Where does Uber Ads sit in the purchase journey? Is it more of a conversion tool?

No – I think Journey Ads and what we do with in-car tablet ads is very much upper-funnel, and unique upper-funnel because of the clarity and simplicity of it. We've got mid funnel and lower-funnel elements across the app ecosystem. This, I guess, is where commerce media perhaps has an interesting advantage over pure retail media, because you have those places to take that message further. We see that, and now it's our job to demonstrate that to the wider world.

We’re doing campaigns with a couple of CPGs, which started with Journey Ads initially for brand awareness and then they led through to transaction on UberEATS. Magnum used a video ad showing you the different ice cream flavours and then that you clicked through and you went straight into UberEATS, and then you can transact. That's a very important part of the journey for commerce media, taking it from that higher funnel down into the transaction.

Where have you seen particularly strong take-up at a category level?

Luxury brands do a lot with us because they like the environment and the ability to target people in luxury shopping areas, or even going to airports. We’ve done a lot of work with streaming companies, and food delivery and gaming do tend to sit well together, so there's an opportunity there. Pretty much all sectors have tried to varying degrees, it's just an awareness thing.

Do you mostly work with advertisers through managed service or are you becoming more programmatic?

Criteo has its own self-serve platform, and our Sponsored Listings business is self-serve as well. We've just announced early-stage programmatic roll-out for Journey Ads with The Trade Desk, DV360 and Yahoo. We've got to develop that – it's not a complete off-the-shelf solution. But we know the industry wants to go that way, we'll work out how we do it with the ecosystem we have.

In which areas are advertisers challenging you to improve? For instance, measurement tools?

There’s always a debate about measurement tools. As a responsible media platform, we are working with people at the IAB on standards. But we also have to do our own measurement to help people understand the value and then find ways of making that easier to access for advertisers. That will take some time. Uber is a very metrics-driven business, so we will continue on that journey, I'm sure.

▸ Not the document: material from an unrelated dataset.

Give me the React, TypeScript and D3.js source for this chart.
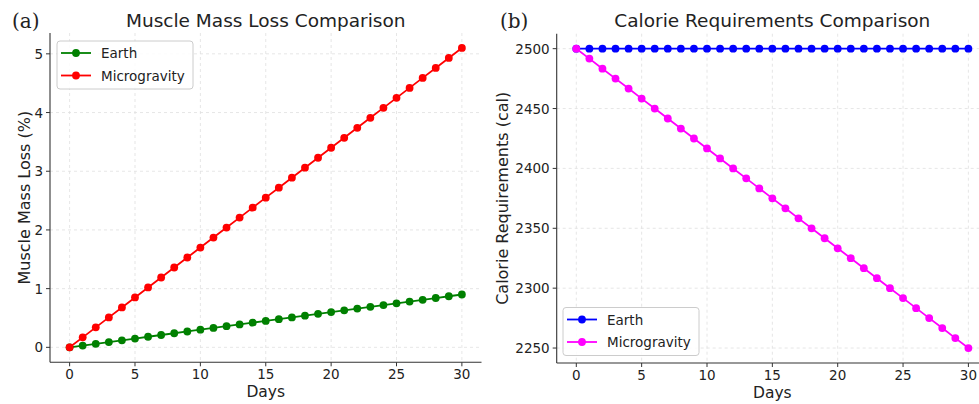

One of the big trends in retail media is the application of commerce data elsewhere in the media ecosystem. Is that something you’re currently exploring at Uber?

We are in the process of testing clean rooms, which is important part of data matching. A lot of people ask when we will let our data go off-site, and that's not decision we've made yet. We have our ecosystem, and we want to work our ecosystem effectively. Obviously, our data is very valuable. We know where the industry wants to go and we will work with the industry accordingly.

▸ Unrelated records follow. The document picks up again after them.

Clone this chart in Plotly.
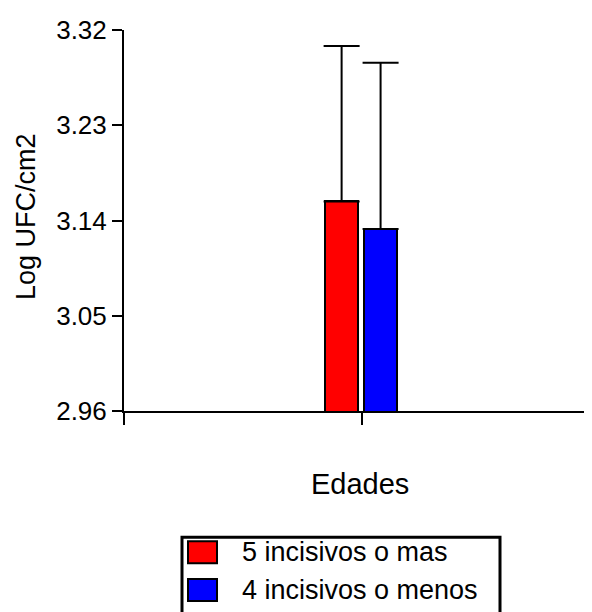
import plotly.graph_objects as go

# ---- data ----
categories = ["Edades"]
series_names = ["5 incisivos o mas", "4 incisivos o menos"]
series_means = [3.158, 3.132]
series_errors = [0.147, 0.157]
series_colors = ["#ff0000", "#0000ff"]
y_ticks = [2.96, 3.05, 3.14, 3.23, 3.32]
y_tick_labels = ["2.96", "3.05", "3.14", "3.23", "3.32"]
y_title = "Log UFC/cm2"

# page body has an 8px margin; figure sized to fit the window
OFF = 8
W, H = 584, 604
L, R, T, B = 116, 7, 20, 201
FONT = "Arial, Liberation Sans, sans-serif"

fig = go.Figure()
offsets = [-0.508, 0.033]
for name, m, e, c, off in zip(series_names, series_means, series_errors, series_colors, offsets):
    fig.add_trace(go.Bar(
        x=[0], y=[m], name=name,
        marker=dict(color=c, line=dict(color="black", width=2)),
        width=0.458, offset=off,
        error_y=dict(type="data", array=[e], arrayminus=[0], symmetric=False,
                     color="black", thickness=2, width=18),
        showlegend=False,
    ))

fig.update_layout(
    width=W, height=H,
    margin=dict(l=L, r=R, t=T, b=B, pad=0),
    plot_bgcolor="white", paper_bgcolor="white",
    font=dict(family=FONT, color="black", size=26),
    bargap=0,
    xaxis=dict(range=[-3.3, 3.1], tickvals=[-3.3, 0], ticktext=["", ""],
               ticks="outside", ticklen=12, tickwidth=2, tickcolor="black",
               showline=True, linewidth=2, linecolor="black",
               showgrid=False, zeroline=False),
    yaxis=dict(range=[2.96, 3.32], tickvals=y_ticks, ticktext=y_tick_labels,
               ticks="outside", ticklen=10, tickwidth=2, tickcolor="black",
               showline=True, linewidth=2, linecolor="black",
               showgrid=False, zeroline=False, tickfont=dict(size=26)),
)

pw, ph = W - L - R, H - T - B
def px(xs):
    return (xs - OFF - L) / pw
def py(ys):
    return (H - B - (ys - OFF)) / ph

shapes = [dict(type="rect", xref="paper", yref="paper",
               x0=px(182), x1=px(500), y0=py(538), y1=py(660),
               line=dict(color="black", width=3), fillcolor="rgba(0,0,0,0)")]
annotations = [
    dict(xref="paper", yref="paper", x=px(360), y=py(484), text=categories[0],
         showarrow=False, xanchor="center", yanchor="middle",
         font=dict(size=29, family=FONT, color="black")),
    dict(xref="paper", yref="paper", x=px(26), y=py(216), text=y_title, textangle=-90,
         showarrow=False, xanchor="center", yanchor="middle",
         font=dict(size=27, family=FONT, color="black")),
]
rows = [553, 591]
for name, c, yc in zip(series_names, series_colors, rows):
    shapes.append(dict(type="rect", xref="paper", yref="paper",
                       x0=px(188), x1=px(217), y0=py(yc - 11), y1=py(yc + 11),
                       line=dict(color="black", width=2), fillcolor=c))
    annotations.append(dict(xref="paper", yref="paper", x=px(240), y=py(yc),
                            text=name, showarrow=False, xanchor="left", yanchor="middle",
                            font=dict(size=27, family=FONT, color="black")))
fig.update_layout(shapes=shapes, annotations=annotations)

fig.write_html("out.html")
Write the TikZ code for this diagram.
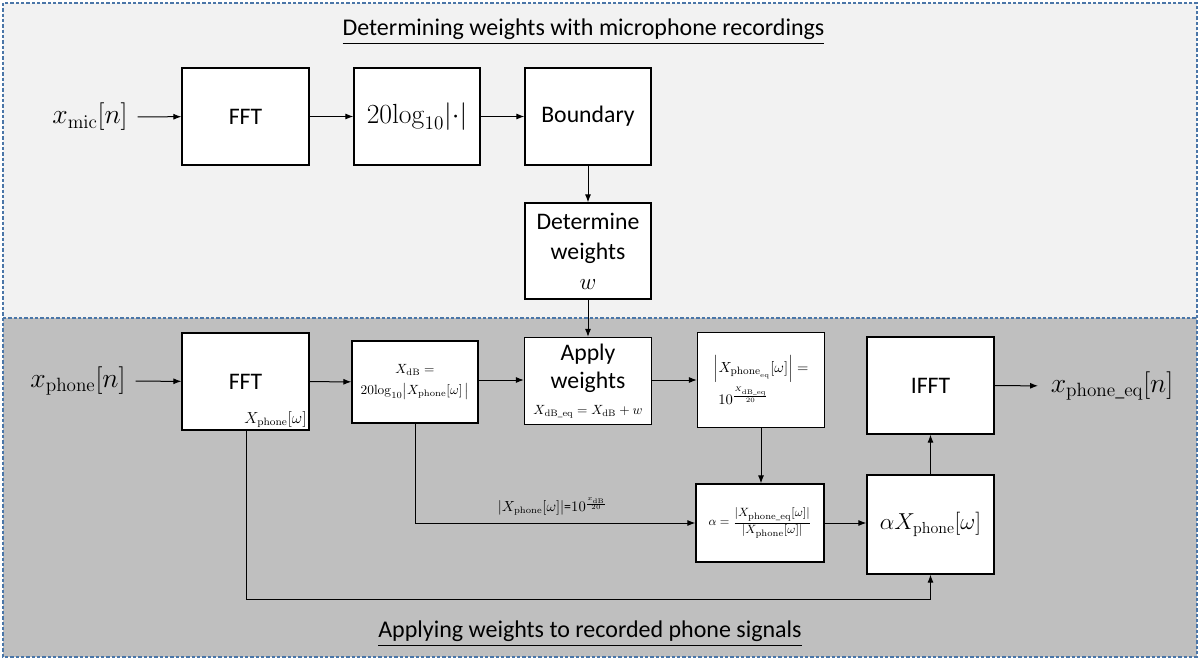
\documentclass[tikz,border=0pt]{standalone}
\usepackage{amsmath}
\usepackage[no-math]{fontspec}
\setmainfont{Carlito}
\usetikzlibrary{arrows.meta}
\definecolor{topbg}{HTML}{F2F2F2}
\definecolor{botbg}{HTML}{BFBFBF}
\definecolor{dashblue}{HTML}{4A76A8}
\begin{document}
\begin{tikzpicture}[x=0.75pt,y=-0.75pt,
  bx/.style 2 args={draw=black, fill=white, line width=0.9pt, align=center, inner sep=1pt,
     minimum width=#1*0.75pt, minimum height=#2*0.75pt},
  big/.style={font=\fontsize{17.8}{22}\selectfont},
  sig/.style={font=\fontsize{19.5}{22}\selectfont},
  arr/.style={-{Latex[length=6pt,width=4.5pt]}, line width=0.75pt},
  ttl/.style={font=\fontsize{18}{21}\selectfont}]
\useasboundingbox (0,0) rectangle (1200,660);
% backgrounds
\fill[topbg] (3,3) rectangle (1197,318);
\fill[botbg] (3,318) rectangle (1197,657);
\draw[dashblue, line width=0.8pt, dash pattern=on 2.5pt off 1.5pt] (3,3) rectangle (1197,657);
\draw[dashblue, line width=0.8pt, dash pattern=on 2.5pt off 1.5pt] (3,318) -- (1197,318);
% titles
\node[ttl] (t1) at (583.5,32) {\underline{Determining weights with microphone recordings}};
\node[ttl] (t2) at (590,634) {\underline{Applying weights to recorded phone signals}};
% top row
\node[sig] (xmic) at (90,117) {$x_{\mathrm{mic}}[n]$};
\node[bx={127}{97}, big] (fft1) at (245.5,116.5) {FFT};
\node[bx={126}{97}, sig] (log) at (417,116.5) {$20\mathrm{log}_{10}|{\cdot}|$};
\node[bx={126}{97}, big] (bnd) at (588,116.5) {Boundary};
\node[bx={126}{96}, font=\fontsize{17.8}{22.5}\selectfont] (det) at (588,251) {Determine\\weights\\$w$};
% bottom row
\node[sig] (xph) at (78,381) {$x_{\mathrm{phone}}[n]$};
\node[bx={127}{97}, big] (fft2) at (245.5,381.5) {FFT};
\node[anchor=south east, inner sep=2pt, font=\fontsize{11.5}{13}\selectfont] (xlab) at (fft2.south east) {$X_{\mathrm{phone}}[\omega]$};
\node[bx={126}{82}, font=\fontsize{10.2}{14}\selectfont] (xdb) at (415,382)
  {$X_{\mathrm{dB}} =$\\[2pt]$20\mathrm{log}_{10}\bigl|X_{\mathrm{phone}}[\omega]\,\bigr|$};
\node[bx={127}{87}, font=\fontsize{17.8}{21.5}\selectfont] (app) at (588,381)
  {Apply\\weights\\[-2pt]\fontsize{10}{12}\selectfont $X_{\mathrm{dB\_eq}} = X_{\mathrm{dB}} + w$};
\node[bx={127}{95}, font=\fontsize{11}{14}\selectfont] (xeq) at (761,380)
  {$\left|X_{\mathrm{phone}_{\mathrm{eq}}}[\omega]\right| =$\\[3pt]$10^{\frac{X_{\mathrm{dB\_eq}}}{20}}$\hspace*{2.4em}};
\node[bx={128}{78}, font=\fontsize{9.5}{12}\selectfont] (alpha) at (760,523)
  {$\alpha = \dfrac{|X_{\mathrm{phone\_eq}}[\omega]|}{|X_{\mathrm{phone}}[\omega]|}$};
\node[bx={127}{97}, big] (ifft) at (930.5,385.5) {IFFT};
\node[bx={127}{99}, font=\fontsize{18.5}{21}\selectfont] (ax) at (930.5,524.5) {$\alpha X_{\mathrm{phone}}[\omega]$};
\node[sig] (xout) at (1112,386) {$x_{\mathrm{phone\_eq}}[n]$};
% connectors
\draw[arr, shorten <=4pt] (xmic) -- (fft1);
\draw[arr] (fft1) -- (log);
\draw[arr] (log) -- (bnd);
\draw[arr] (bnd) -- (det);
\draw[arr] (det) -- (app);
\draw[arr, shorten <=4pt] (xph) -- (fft2);
\draw[arr] (fft2) -- (xdb);
\draw[arr] (xdb.east |- 0,380) -- (app.west |- 0,380);
\draw[arr] (app.east |- 0,380) -- (xeq.west |- 0,380);
\draw[arr] (xeq.south -| 761,0) -- (alpha.north -| 761,0);
\draw[arr] (xdb.south) |- (alpha.west) node[pos=0.745, above=2pt, font=\fontsize{10.5}{12}\selectfont] (lbl)
  {$|X_{\mathrm{phone}}[\omega]|$=$10^{\frac{x_{\mathrm{dB}}}{20}}$};
\draw[arr] (alpha) -- (alpha.east -| ax.west);
\coordinate (c1) at (246,599);
\draw[arr] (fft2.south -| c1) -- (c1) -| (ax.south);
\draw[arr] (ax) -- (ifft);
\draw[arr, shorten >=6pt] (ifft) -- (xout);
\end{tikzpicture}
\end{document}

What is next on the roadmap for Uber Advertising?

We’ve been asked a lot around clean rooms, so we plan to work on those projects and get those rolled out. Formats are always an area we're innovating in – there’s a bigger conversation around playable formats. We've only really just launched video in the international market, so there's plenty to go with that. There's also elements of improved shoppability and opportunities around that purchase moment. It's how you capture that moment in the right way with advertising. Our principle is always that the consumer comes first. We're never going to start putting ads that get in the way of that consumer experience because that doesn't work for us as a business.